52. Pengakuan

38.8K 1K 4
                                    

"Setan!"

Agnes terkejut begitu berbalik selesai mengunci pintu rumah, di teras ada sosok laki laki lengkap dengan jaket yang membelakanginya. Gimana tidak terkejut? Rumah sesepi dan hening ini tiba tiba ada cowok datang ke rumah tanpa sepengetahuan nya.

Devan berbalik. "Orang seganteng ini lo bilang setan."

"Kaget asuw! Gue kira maling!" Agnes membenarkan tas slempangnya dan berjalan mendekati Devan.

"Gue udah baik hati nungguin lo berjam jam disini, dan lo malah nganggap gue maling, enak aja!"

"Iya deh iya sorry, kan gue gak tau kalo ternyata yang disuruh Anin jemput gue itu, lo!" ucap Agnes.

"Emangnya kenapa kalo gue yang jemput? Lo bakalan nolak, hm?"

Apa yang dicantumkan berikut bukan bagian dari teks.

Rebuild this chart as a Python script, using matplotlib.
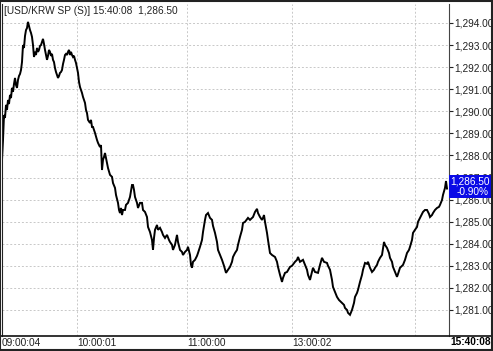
import matplotlib.pyplot as plt
from matplotlib.patches import Rectangle
from matplotlib.lines import Line2D

# tick number (trade sequence) and USD/KRW price
ticks = [0, 1, 2, 3, 4, 5, 6, 7, 8, 9, 10, 11, 12, 13, 14, 15, 16, 17, 18, 19,
         20, 21, 22, 23, 24, 25, 26, 27, 28, 29, 30, 31, 32, 33, 34, 35, 36, 37, 38, 39,
         40, 41, 42, 43, 44, 45, 46, 47, 48, 49, 50, 51, 52, 53, 54, 55, 56, 57, 58, 59,
         60, 61, 62, 63, 64, 65, 66, 67, 68, 69, 70, 71, 72, 73, 74, 75, 76, 77, 78, 80,
         81, 83, 84, 85, 86, 88, 89, 90, 91, 93, 95, 96, 98, 99, 100, 101, 102, 103, 104, 106,
         108, 110, 111, 113, 114, 116, 117, 118, 119, 120, 121, 123, 124, 126, 128, 130, 131, 132, 133, 135,
         136, 138, 140, 141, 143, 145, 146, 148, 150, 151, 152, 153, 155, 156, 158, 160, 161, 163, 165, 167,
         168, 170, 171, 173, 175, 176, 178, 180, 181, 183, 185, 186, 188, 189, 190, 191, 193, 195, 196, 198,
         200, 201, 203, 204, 206, 208, 210, 211, 213, 215, 216, 218, 220, 222, 224, 226, 228, 230, 231, 233,
         235, 236, 238, 240, 241, 243, 246, 248, 251, 253, 255, 256, 258, 260, 261, 262, 263, 265, 266, 268,
         270, 273, 275, 276, 278, 280, 281, 283, 285, 288, 290, 293, 295, 296, 298, 301, 303, 305, 306, 308,
         310, 311, 313, 316, 318, 320, 322, 325, 326, 328, 330, 331, 333, 335, 337, 340, 342, 343, 345, 346,
         348, 350, 352, 353, 355, 356, 358, 360, 361, 363, 365, 366, 368, 370, 372, 373, 375, 376, 378, 380,
         382, 383, 385, 387, 388, 390, 391, 393, 395, 396, 398, 400, 401, 403, 405, 407, 408, 410, 411, 413,
         415, 416, 418, 420, 421, 423, 425, 427, 428, 430, 431, 433, 435, 437, 438, 440, 441, 443, 444, 445]
prices = [1287.80, 1288.70, 1289.83, 1289.70, 1290.29, 1290.06, 1290.51, 1290.33, 1290.74, 1290.60,
          1291.06, 1290.88, 1291.24, 1291.51, 1291.19, 1291.06, 1291.42, 1291.60, 1291.69, 1291.87,
          1292.23, 1293.00, 1292.87, 1293.41, 1293.68, 1293.77, 1294.05, 1293.86, 1293.68, 1293.55,
          1293.37, 1293.00, 1292.46, 1292.69, 1292.55, 1292.87, 1292.69, 1292.78, 1292.96, 1293.00,
          1293.14, 1293.28, 1293.05, 1292.78, 1292.55, 1292.33, 1292.51, 1292.78, 1292.69, 1292.51,
          1292.60, 1292.33, 1292.23, 1291.96, 1291.78, 1291.65, 1291.51, 1291.60, 1291.74, 1291.78,
          1291.87, 1292.14, 1292.33, 1292.55, 1292.60, 1292.55, 1292.69, 1292.78, 1292.55, 1292.69,
          1292.55, 1292.46, 1292.51, 1292.33, 1292.19, 1291.96, 1291.74, 1291.33, 1291.10, 1290.83,
          1290.65, 1290.38, 1290.06, 1289.92, 1289.61, 1289.47, 1289.61, 1289.29, 1289.29, 1289.02,
          1288.70, 1288.57, 1288.38, 1288.47, 1287.34, 1287.80, 1287.93, 1288.11, 1287.89, 1287.43,
          1287.12, 1287.03, 1286.75, 1286.53, 1286.21, 1285.85, 1285.53, 1285.39, 1285.62, 1285.30,
          1285.53, 1285.53, 1285.76, 1285.85, 1286.12, 1286.66, 1286.66, 1286.44, 1286.12, 1285.85,
          1285.62, 1285.85, 1285.85, 1285.53, 1285.44, 1285.21, 1284.76, 1284.53, 1284.17, 1283.72,
          1284.26, 1284.63, 1284.85, 1284.63, 1284.72, 1284.53, 1284.40, 1284.26, 1284.40, 1284.17,
          1284.08, 1283.95, 1283.72, 1283.95, 1284.40, 1284.08, 1283.72, 1283.63, 1283.49, 1283.63,
          1283.72, 1283.86, 1283.49, 1283.04, 1282.91, 1283.18, 1283.27, 1283.45, 1283.58, 1283.86,
          1284.17, 1284.53, 1285.08, 1285.30, 1285.39, 1285.17, 1285.08, 1284.81, 1284.49, 1284.08,
          1283.72, 1283.49, 1283.27, 1283.00, 1282.68, 1282.82, 1282.95, 1283.18, 1283.40, 1283.58,
          1283.72, 1283.95, 1284.31, 1284.63, 1284.94, 1284.99, 1285.17, 1285.08, 1285.21, 1285.44,
          1285.58, 1285.39, 1285.21, 1285.08, 1285.17, 1285.30, 1284.99, 1284.49, 1284.17, 1283.58,
          1283.49, 1283.40, 1283.18, 1282.95, 1282.59, 1282.27, 1282.45, 1282.68, 1282.72, 1282.95,
          1283.00, 1283.18, 1283.27, 1283.40, 1283.18, 1283.27, 1283.04, 1282.82, 1282.59, 1282.36,
          1282.72, 1282.91, 1282.72, 1282.68, 1283.04, 1283.36, 1283.18, 1283.13, 1283.00, 1282.82,
          1282.36, 1282.04, 1281.82, 1281.59, 1281.45, 1281.32, 1281.23, 1281.09, 1281.00, 1280.87,
          1280.78, 1281.00, 1281.32, 1281.59, 1281.77, 1281.91, 1282.27, 1282.59, 1282.82, 1283.13,
          1283.09, 1283.18, 1282.91, 1282.72, 1282.82, 1282.91, 1283.04, 1283.18, 1283.36, 1283.49,
          1284.08, 1283.95, 1283.81, 1283.58, 1283.36, 1283.18, 1282.95, 1282.72, 1282.50, 1282.63,
          1282.91, 1283.00, 1283.04, 1283.27, 1283.58, 1283.72, 1283.86, 1284.17, 1284.49, 1284.63,
          1284.76, 1284.99, 1285.17, 1285.35, 1285.44, 1285.53, 1285.53, 1285.35, 1285.21, 1285.30,
          1285.39, 1285.53, 1285.62, 1285.67, 1285.76, 1285.98, 1286.21, 1286.53, 1286.84, 1286.50]

price_ticks = [1281, 1282, 1283, 1284, 1285, 1286, 1287, 1288, 1289, 1290, 1291, 1292, 1293, 1294]
time_pos = [0, 75, 185, 290, 413]
time_labels = ['09:00:04', '10:00:01', '11:00:00', '13:00:02', '']
last_time = '15:40:08'
last_price = 1286.50
change_pct = -0.90

plt.rcParams['font.family'] = ['Liberation Sans', 'DejaVu Sans']
fs = 7.3

fig = plt.figure(figsize=(4.93, 3.51), dpi=100)
ax = fig.add_axes([2 / 493, 1 - 336 / 351, 447 / 493, 332 / 351])

ax.plot(ticks, prices, color='black', lw=1.4, solid_joinstyle='miter')
ax.set_xlim(0, 447)
ax.set_ylim(1279.82, 1294.86)

ax.set_yticks(price_ticks)
ax.set_yticklabels(['{:,.2f}'.format(p) for p in price_ticks])
ax.yaxis.tick_right()
ax.tick_params(axis='y', length=3, width=0.8, pad=1, labelsize=fs, colors='#222222')

ax.set_xticks(time_pos)
ax.set_xticklabels(time_labels, ha='left')
ax.tick_params(axis='x', length=0, pad=1.5, labelsize=fs, colors='#222222')

ax.grid(True, color='#c8c8c8', ls=(0, (2, 2)), lw=0.7)
for s in ['top', 'bottom']:
    ax.spines[s].set_visible(False)
ax.spines['left'].set_color('#222222')
ax.spines['right'].set_color('#444444')

ax.text(0.005, 0.993, '[USD/KRW SP (S)] 15:40:08  1,286.50', transform=ax.transAxes,
        ha='left', va='top', fontsize=fs, color='#222222',
        bbox=dict(facecolor='white', edgecolor='none', pad=0.5))

# bottom axis line across full width
fig.add_artist(Line2D([0, 1], [1 - 336 / 351] * 2, color='#111111', lw=1.2))

# last price box
fig.add_artist(Rectangle((449 / 493, 1 - 198 / 351), 43 / 493, 23 / 351,
                         facecolor='#0a0ae6', edgecolor='none', zorder=5))
fig.text(470 / 493, 1 - 181 / 351, '{:,.2f}'.format(last_price), ha='center', va='center',
         fontsize=fs, color='white', zorder=6)
fig.text(473 / 493, 1 - 192 / 351, '{:.2f}%'.format(change_pct), ha='center', va='center',
         fontsize=fs, color='white', zorder=6)

fig.text(491 / 493, 1 - 342 / 351, last_time, ha='right', va='center',
         fontsize=fs, fontweight='bold', color='black', zorder=6)

# outer frame
fig.add_artist(Rectangle((0.001, 0.002), 0.997, 0.995, transform=fig.transFigure,
                         facecolor='none', edgecolor='#222222', lw=1.5, zorder=7))

fig.savefig('out.png', dpi=100)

"Jelas, IYA lah! Apa jangan jangan lo lagi yang modus biar bisa deket deket sama gue? Lo kan? Yang minta sama Anin biar jemput gue?" Agnes menatap penuh sinis.

"Halah, dasar cewek! Hidupnya kalo gak banyak insecure ya kebanyakan overtinking! Gak cape apa lo negative thinking terus sama gue?"

"Gak ada sejarahnya cewek biasa aja ngeliat cowok yang awalnya asing, gak kenal, tiba tiba baik, tiba tiba mau jemput gue kaya gini, apalagi kalo cowoknya kaya lo! Patut di curigai sih!

"Gak semua cowo baik itu suka, Nes! Gue cuma kasihan kalo harus ngebiarin lo berangkat sendiri, jadi jangan kegeeran!" setelah berucap Devan melenggang dari sana.

Dan Agnes mengikuti langkah Devan memasuki mobil sedan hitam yang terparkir di depan rumah. "Pake sabuknya, kalo terjadi apa apa biar gue gak masuk penjara."

"Iya iya, gitu banget sih jadi cowok." gumam Agnes yang masih bisa di dengar oleh telinga Devan.

Devan fokus mengendarai mobilnya di atas kecepatan rata rata, membelah jalan raya yang ramai pengendara, hari ini mereka akan menemui Syela di rumah sakit dan menyusul yang lain yang sudah ada di sana.

Dari lubuk hatinya yang paling dalam, sebenarnya Devan menaruh rasa suka sama Agnes, tapi terhalang oleh gengsinya yang setinggi harapan orang tua. Bisa bisanya dia menyukai perempuan yang jauh dari tipe-nya, Agnes itu pecicilan, toxic, cengeng, suka nge-gas kalo ngomong gak ada lembut lembutnya sama sekali. Tapi kenapa dia semenarik itu? Baginya.

Supaya tidak terlalu canggung di tengah keheningan ini, Devan mencoba membuka topik pembicaraan. "Ekehm! Setelah Lulus sekolah, lo mau lanjut kemana?"

"Belum kepikiran, gimana nanti aja, " jawabnya fokus bermain ponsel.

Devan menoleh sekilas ke arahnya lalu menatap lurus ke depan. "Gue harap setelah lulus sekolah lo gak langsung nikah."

"Dih? Emangnya kenapa? Kalo pun gue nikah muda gak bikin lo rugi kan? Jadi terserah gue lah."

"Kuliah dulu yang bener, baru nikah," ucap Devan membenarkan.

"Males kuliah, capek! Gue mau langsung nikah aja!"

"Kenapa emangnya?"

"Sekolah banyak ujian, apalagi kuliah! Bisa mati gue kena tekanan batin!"

"Terus, kalo udah nikah aja banyak ujian lo mau balik kuliah lagi? Gitu?" tanya Devan.

"Y-ya bisa jadi sih." ia menggaruk tekuknya tak gatal."Jadi intinya mau nikah tergantung mood gue."

"Emang udah ada calonnya?"

"Ya belum sih! Tapi kan siapa tau nanti tuhan datangin gue sugar daddy yang tiba tiba ngelamar, terus kita nikah, tinggal di mansion, terus gue cere minta harta gono gini, dan gue jadi kaya, selesai deh nikahannya, udah." oceh Agnes.